L’Ukraine appelle les bourses européennes de l’énergie à interdire les commerçants traitant avec la Russie. Les sanctions internationales contre le Kremlin commencent à se concentrer sur les flux de matières premières. Le 8 mars, le président américain Joe Biden interdit les importations de GNL et de pétrole russe aux États-Unis.
L’Ukraine veut interdire à la Russie l’accès aux bourses européennes de l’énergie
Le ministère ukrainien de l’Économie envoie une lettre datée du 4 mars à l’Association des bourses européennes de l’énergie. La Commission européenne et les États membres de la Communauté de l’énergie la reçoivent également. Dans celle-ci, l’Ukraine formule une demande principale. Elle exhorte :
« Toutes les bourses et centres de compensation à tout mettre en œuvre pour appliquer les plus strictes restrictions et sanctions visant à mettre fin à la guerre. »
Par cette demande, l’Ukraine espère contrecarrer les opérations militaires de la Russie sur son territoire en frappant son économie. En effet, l’Europe représente 60 % des exportations de pétrole russe. Des sanctions sur ce secteur, à court terme, s’avéreraient extrêmement pénalisantes pour la Russie.
En ce sens, le ministère ukrainien poursuit et attend des bourses de l’énergie plusieurs mesures. Il veut, par exemple, faire immédiatement cesser l’accès aux bourses européennes aux commerçants russes.
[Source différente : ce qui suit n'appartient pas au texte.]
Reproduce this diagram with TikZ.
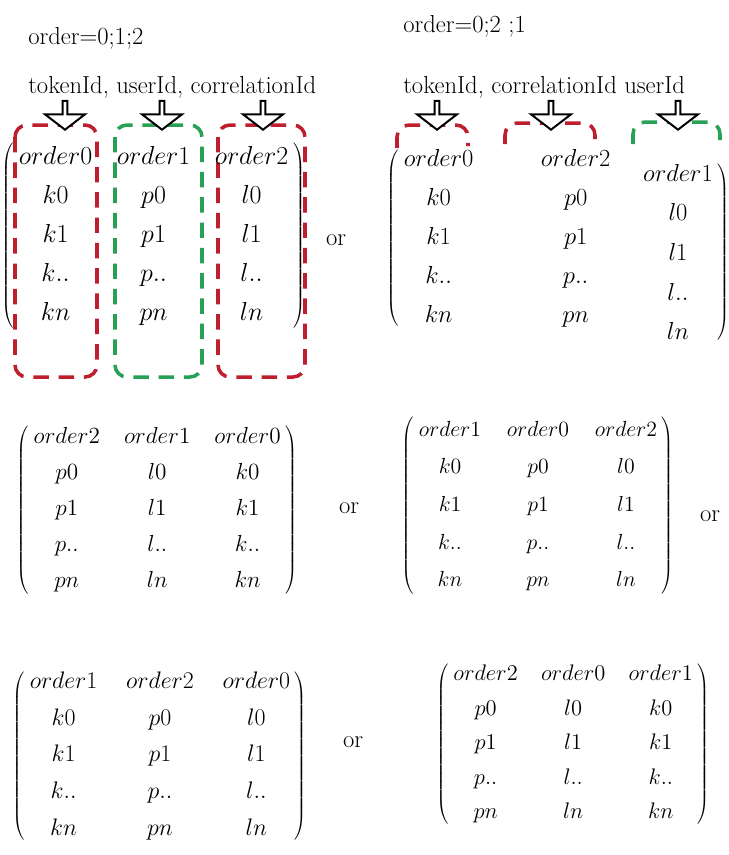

Il demande également d’empêcher les négociants en énergie de coopérer avec la Russie sur des projets d’investissement.
Les demandes de l’Ukraine comportent d’importants contrecoups pour les fournitures européennes en énergie
Néanmoins, répondre favorablement à ces demandes ukrainiennes comporte son lot de conséquences pour les pays de l’Union européenne. Certains d’entre eux restent largement dépendants des importations russes pour leur énergie.
À titre d’exemple, l’Allemagne, première économie de l’UE, reçoit 55 % de son gaz et 42 % de son pétrole de la Russie. Prise continentalement, et en dépit de disparités nationales, l’Europe importe 40 % de gaz et 20 % de pétrole russe. En somme, un alignement sur les demandes de l’Ukraine constitue une rupture majeure de la politique énergétique de l’Union.
Aussi, certains autres pays fournisseurs de l’UE émettent leurs réserves sur de potentielles sanctions énergétiques contre la Russie. Le Qatar, par exemple, prévient ne pas être en capacité de combler le vide créé par la disparition de l’offre russe.
En somme, de telles sanctions doivent s’accompagner d’une nette hausse des prix de l’énergie sur le marché européen. Il est à noter que ce dernier enregistre déjà des records. Le 7 mars dernier, le TTF néerlandais atteignait ainsi 345 euros le mégawattheure (MWh).
Les États-Unis s’alignent sur les exigences ukrainiennes en matière de sanctions énergétiques
Le 8 mars, Shell et BP déclarent qu’elles arrêtent tous les achats au comptant de brut et de produits russes. Ces deux compagnies sont les deux plus grandes majors énergétiques européennes. Le reste des grandes entreprises européennes se joignent à l’effort afin d’isoler économiquement Moscou et de soutenir l’Ukraine.
Shell annonce également qu’elle entend fermer ses stations-service en Russie. Elle doit par ailleurs cesser d’y fournir ses carburants d’aviation.
Ces initiatives européennes suivent la récente annonce de Joe Biden d’interdire les importations de pétrole et de GNL russes. Aux États-Unis, les représailles prises contre Moscou vont maintenant au-delà des premières sanctions financières. En effet, le président Biden prohibe aussi d’éventuels investissements américains dans le secteur énergétique russe.
Les jours suivant l’invasion de l’Ukraine, les négociants et les raffineurs se préparaient déjà à de telles sanctions. En effet, ceux-ci réduisent volontairement les importations américaines de brut et de produits russes en prévoyance d’une telle politique.
Les États-Unis sont les premiers producteurs de pétrole au monde, et occupent la deuxième place en ce qui concerne le gaz naturel. En conséquence, ils restent relativement moins dépendants de la Russie pour leur approvisionnement que ne l’est l’Europe. Cette dernière, enfin, doit encore préciser son positionnement au sujet de cette guerre énergétique.